At Saturday’s 13th staging of the event, over 800 athletes competed from 10 agencies, including Grace & Staff Community Development Foundation, Boys and Girls Brigade, St Patrick’s Foundation, and Deaf Sports Jamaica. The various disciplines included track and field, basketball, netball and football, which was played earlier on June 22.

Tanketa Chance-Wilson, chair of the youth sector of CVSS, is proud of the growth of the yearly event, which made its debut as a sports rally.

“It has grown into a formal competition that not only brings together the agencies, but it’s open to other communities who are not necessarily members of the CVSS. But the focus is very much the same. It’s about bringing young people together to compete in an atmosphere of camaraderie and friendship,” said Chance-Wilson.

Although the games were played with a competitive spirit, Wilson was quick to note that the athletes who competed across several events were disciplined in their preparations just like the pros.

“The preparation for the games, they really take it seriously because they want to come and do well. So it gives children, young people who don’t have an opportunity to participate in a formal sporting event, an opportunity to really shine and to build their self-esteem because they are able to run on a big stage,” explained Wilson.

The sentiment was echoed by Meet Director Winston Keys.

“I am very pleased about what is happening because these are agencies in different communities, and sometimes, you have war in these communities.

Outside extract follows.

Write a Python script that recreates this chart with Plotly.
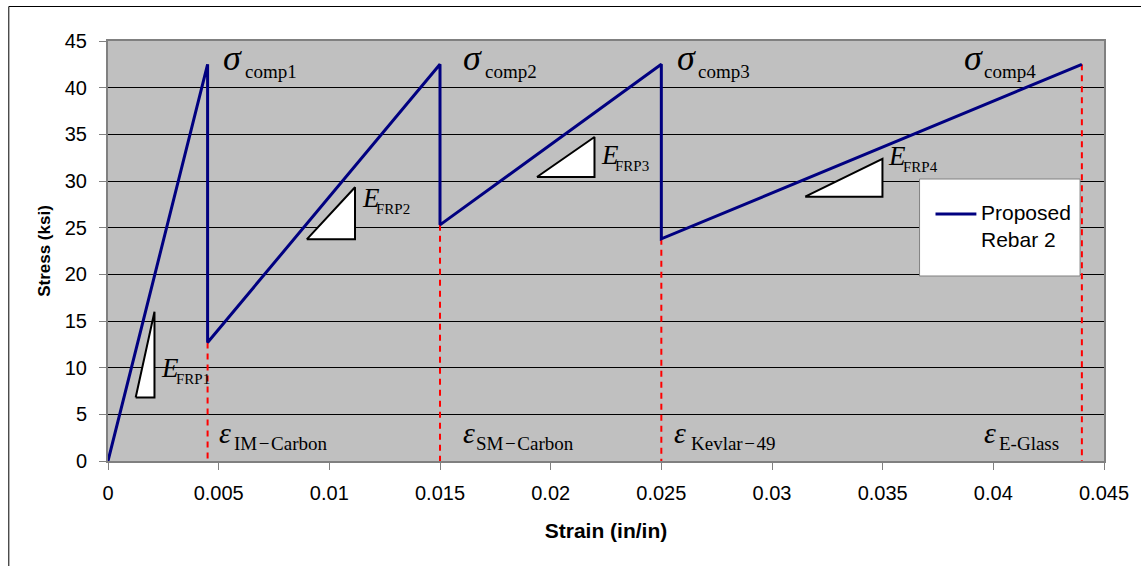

But at this meet, you have persons from (these) communities where you war in the communities, but they are here together and participating in a group together, and they are enjoying themselves,” said Keys.

It wasn’t just persons in at-risk communities and other areas that embraced the spirit of the games. A group of remarkable people with special needs have carved out their own unique place among the participating athletes.

Deaf Sports Jamaica, participating in their fourth CVSS Summer Games, has used the event as an avenue for improved social integration in the hearing world. For participants Rudolph Walker and Amanda Anderson, it is about changing the narrative of the deaf community.

“We want to challenge them to prove that we can do everything just like hearing people can do such as football, netball, track and field and more. Because they thought that we can’t do it,” said Anderson.

Their crowning achievement was advancing to the finals of the football tournament – and pushing the team from Grace and Staff all the way to penalties – which Grace eventually won. Walker is pleased about how far the team has come. “We won many matches with others a few years ago, and we reached the finals and got second place. It was a great match and challenge, and they are glad they made it.”

Their success is championed by Chance-Wilson, who stressed how crucial it is for persons with special needs not to be left out and for able-bodied persons to foster camaraderie, that will allow them to feel a sense of belonging.

“You don’t find many competitions where the able bodied and the disabled are not separated. So this is one of those opportunities ... where you have abled and disabled competition on the same level, on the same field, on the same track,” stated Chance-Wilson.